Here I followed the existing convention for dimension variables in moment_kinetics_structs.jl, we can change this, but this means changing more than what my commits above touch. Do you agree with that?

Yes, I'd be in favour of more descriptive names - I don't think I chose the original ones well. The originals are not too bad when they're just type parameters within a single struct, where it's fairly clear from the context what they mean, but as global constants they would be pretty awful names.

[mrhardman]

OK, I agree with your comments. I have made an initial set of name choices (they are a cyclic permutation of yours -- I made the choices before reading your last comment, happy to change to another cyclic permutation), but I haven't started using them outside of moment_kinetics_structs.jl. Can you take a look and comment if you want different choices?

[johnomotani]

Names are fine 👍
Need to remove some redundant template parameters - see comments below.

[mrhardman]

Names are fine 👍 Need to remove some redundant template parameters - see comments below.

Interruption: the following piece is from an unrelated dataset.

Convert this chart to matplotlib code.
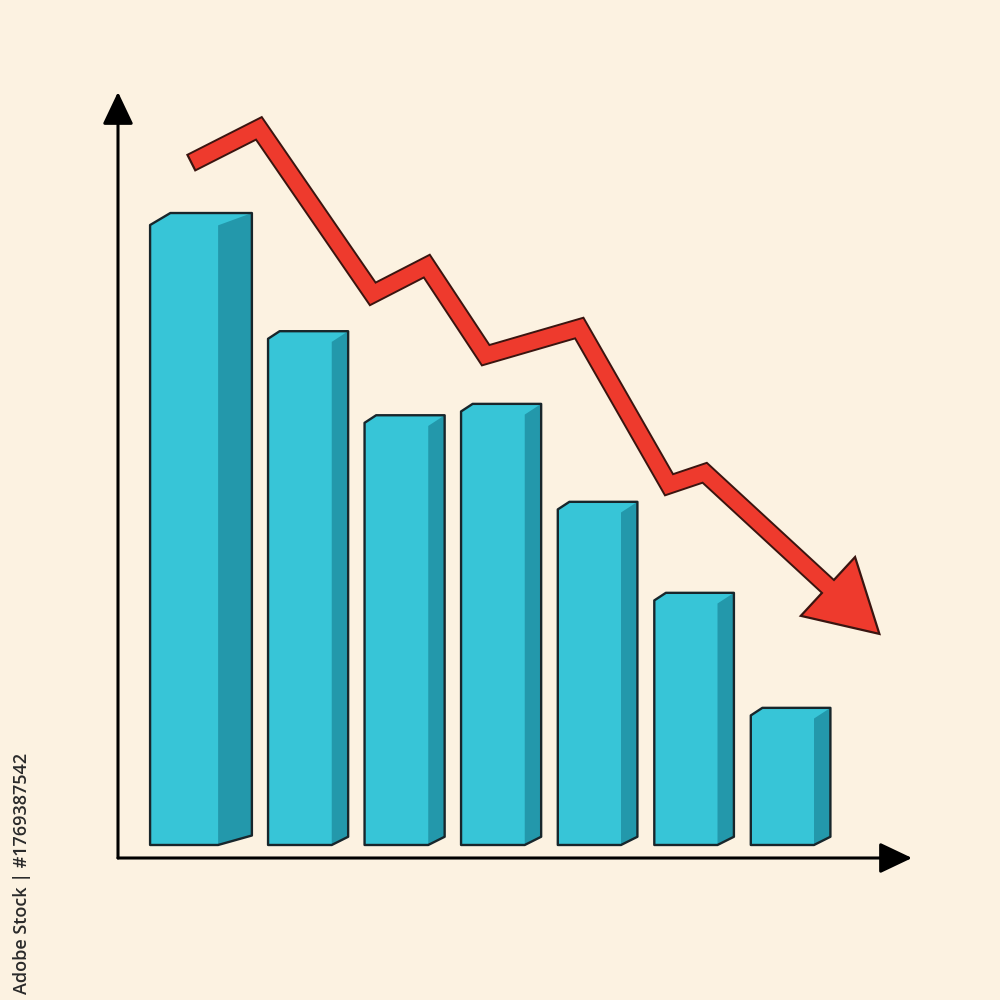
import matplotlib.pyplot as plt
import numpy as np

# bar heights (front face top, baseline = 0)
values = [100, 81.3, 68.0, 69.8, 54.3, 39.9, 21.7]
# zigzag trend arrow, last point is the arrow tip
trend_x = [0.78, 1.49, 2.67, 3.23, 3.84, 4.81, 5.74, 6.11, 7.92]
trend_y = [107.9, 113.4, 87.2, 91.6, 77.5, 81.8, 57.0, 58.9, 33.4]
credit = "Adobe Stock | #1769387542"

# styling
bg = "#fcf2e1"
front_col = "#37c5d7"
side_col = "#2398ab"
dark = "#18262b"
red = "#ee3a2d"
red_edge = "#3a1510"
front_w = [0.705, 0.66, 0.66, 0.66, 0.655, 0.655, 0.655]
depth = [0.35, 0.17, 0.17, 0.17, 0.17, 0.17, 0.17]
shift = [-0.11, 0, 0, 0, 0, 0, 0]
rise = [1.5, 1.3, 1.3, 1.3, 1.3, 1.3, 1.3]
chamfer = [(0.21, 1.9), (0.12, 1.2), (0.12, 1.2), (0.12, 1.2), (0.12, 1.2), (0.12, 1.2), (0.12, 1.2)]

fig = plt.figure(figsize=(10, 10), dpi=100, facecolor=bg)
ax = fig.add_axes([0.118, 0.142, 0.794, 0.766])
ax.set_xlim(0.03, 8.258)
ax.set_ylim(-2.06, 119.15)
ax.axis("off")

for i, v in enumerate(values):
    x = i + 1 + shift[i]
    L = x - (front_w[i] + depth[i]) / 2
    R = L + front_w[i]
    B = R + depth[i]
    cx, cy = chamfer[i]
    r = rise[i]
    outline = np.array([(L, 0), (L, v - cy), (L + cx, v), (B, v), (B, r), (R, 0)])
    side = np.array([(R, 0), (B, r), (B, v), (R, v - r * 1.3)])
    ax.fill(outline[:, 0], outline[:, 1], facecolor=front_col, edgecolor="none", zorder=2)
    ax.fill(side[:, 0], side[:, 1], facecolor=side_col, edgecolor="none", zorder=3)
    ax.fill(outline[:, 0], outline[:, 1], facecolor="none", edgecolor=dark,
            lw=1.7, joinstyle="round", zorder=4)

# trend arrow: build head in pixel space, then back to data
pts = ax.transData.transform(np.column_stack([trend_x, trend_y]))
tip = pts[-1]
d = tip - pts[-2]
d = d / np.hypot(*d)
n = np.array([-d[1], d[0]])
head_len, head_half = 70, 40
base = tip - d * head_len
inv = ax.transData.inverted()
head = inv.transform(np.array([base + n * head_half, tip, base - n * head_half]))

line_pts = np.vstack([pts[:-1], base])
red_pts = line_pts.copy()
d0 = red_pts[1] - red_pts[0]
red_pts[0] = red_pts[0] + 2.2 * d0 / np.hypot(*d0)
red_pts[-1] = base + d * 6
line_pts = inv.transform(line_pts)
red_pts = inv.transform(red_pts)

ax.plot(line_pts[:, 0], line_pts[:, 1], color=red_edge, lw=14,
        solid_joinstyle="miter", solid_capstyle="butt", zorder=5)
ax.fill(head[:, 0], head[:, 1], facecolor=red, edgecolor=red_edge, lw=1.6,
        joinstyle="miter", zorder=6)
ax.plot(red_pts[:, 0], red_pts[:, 1], color=red, lw=11.2,
        solid_joinstyle="miter", solid_capstyle="butt", zorder=7)

# axes with arrow heads
for end in [(0, 1), (1, 0)]:
    ax.annotate("", xy=end, xytext=(0, 0), xycoords="axes fraction",
                arrowprops=dict(arrowstyle="-|>,head_length=2.0,head_width=0.95",
                                mutation_scale=10, lw=2.2, color="black",
                                shrinkA=0, shrinkB=0))

fig.text(0.022, 0.127, credit, rotation=90, ha="center", va="center",
         fontsize=13, fontweight="semibold", color="#2a2a2a",
         family=["Open Sans", "DejaVu Sans"])

fig.savefig("out.png", dpi=100, facecolor=bg)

Right -- so you want to move away from inferred types entirely where possible and just use the global variables? If so, that's fine by me.

[johnomotani]

Right -- so you want to move away from inferred types entirely where possible and just use the global variables? If so, that's fine by me.

Yes. I think it's nicest to minimise the template parameters where possible, so where the global parameters exist we should use them.

[mrhardman]

Right -- so you want to move away from inferred types entirely where possible and just use the global variables? If so, that's fine by me.

Yes. I think it's nicest to minimise the template parameters where possible, so where the global parameters exist we should use them.

The latest version should implement all your comments.